How Does eval Work?
Part of the problem with eval is that most of us don't have a clear picture of how it works.
In a nutshell, eval turns a string into a command and executes the command returning the result in place of the command…
$ A=1; B='$A'; echo $B $A $ A=1; B='$A'; eval echo $B 1
Here the single-quotes around ($A) make it a literal instead of a variable so that $B contains ($A) instead of (1). The second pass then executes (echo $A) which yields 1. Using (set -vx), we can see what's happening under the covers…
$ set -vx; A=1; B='$A'; eval echo $B + set -vx + A=1 + B='$A' + eval echo '$A' echo $A ++ echo 1 1
Taking it line by line...
Fire off our "program"…
$ set -vx; A=1; B='$A'; eval echo $B
Show each line and all expansions
+ set -vx
Set variable A to 1
+ A=1
Set variable B to the literal string '$A'
+ B='$A'
Replace B with '$A'
+ eval echo '$A'
Execute
echo $A
Replace (eval echo '$A') with (echo 1) and execute it
++ echo 1
Show the result
1
The easy way to get the quoting right
One problem when trying to write an eval command is to get the quoting right, what is expanded, when etc…It turns out that it's in fact pretty easy when you realize that the result of the first expansion should be bash code just like the one you would put in your script. Let's take an example:
var=value name=var eval echo "$name has a value of \"$\$name\"" #wrong!

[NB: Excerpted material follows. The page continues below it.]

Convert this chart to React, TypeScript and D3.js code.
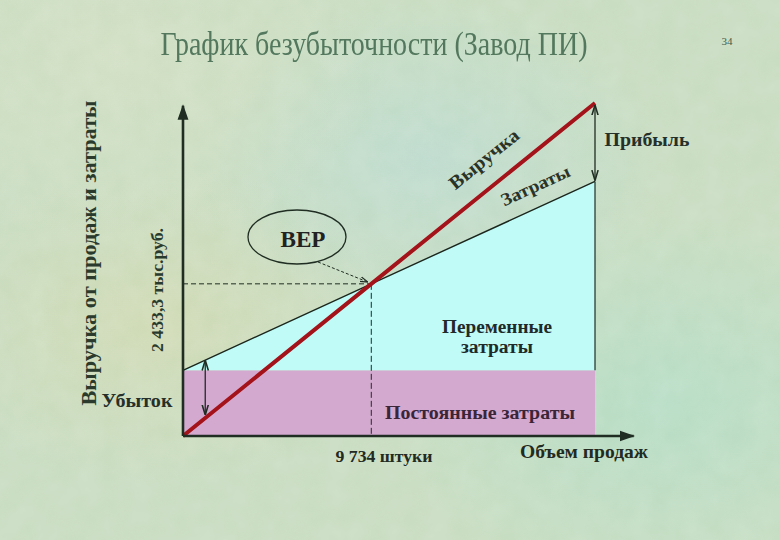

To correct this, the trick is simply to replace eval with echo. What echo prints should look just like what you would write in a script.
$ echo echo "$name has a value of \"$\$name\"" echo var has a value of "$$name" #hmm 2 $ and name has not been expanded so too many quotes $ echo echo "$name has a value of \"$$name\"" echo var has a value of "3090name" # $$ is expanded to the pid of the shell $ echo echo "$name has a value of \"\$$name\"" echo var has a value of "$var" # now that looks good. let's replace with eval $ eval echo "$name has a value of \"\$$name\"" var has a value of value #victory
References
- Advanced Techniques - Using the eval Builtin for Data Structures, Arrays, and Indirection
- eval is Evil (Most languages have an eval command. These are well know posts on the pros and cons)
- Lippert blog posts about Microsoft JScript
Notes
- (-) Performance
- eval runs the language interpreter on the eval'd text so this is an additional pass thru interpreter
- (-) Security
- If any part of the eval'd text comes from outside the program, language constructs can be introduced into it that do malicious and other unwanted thimgs.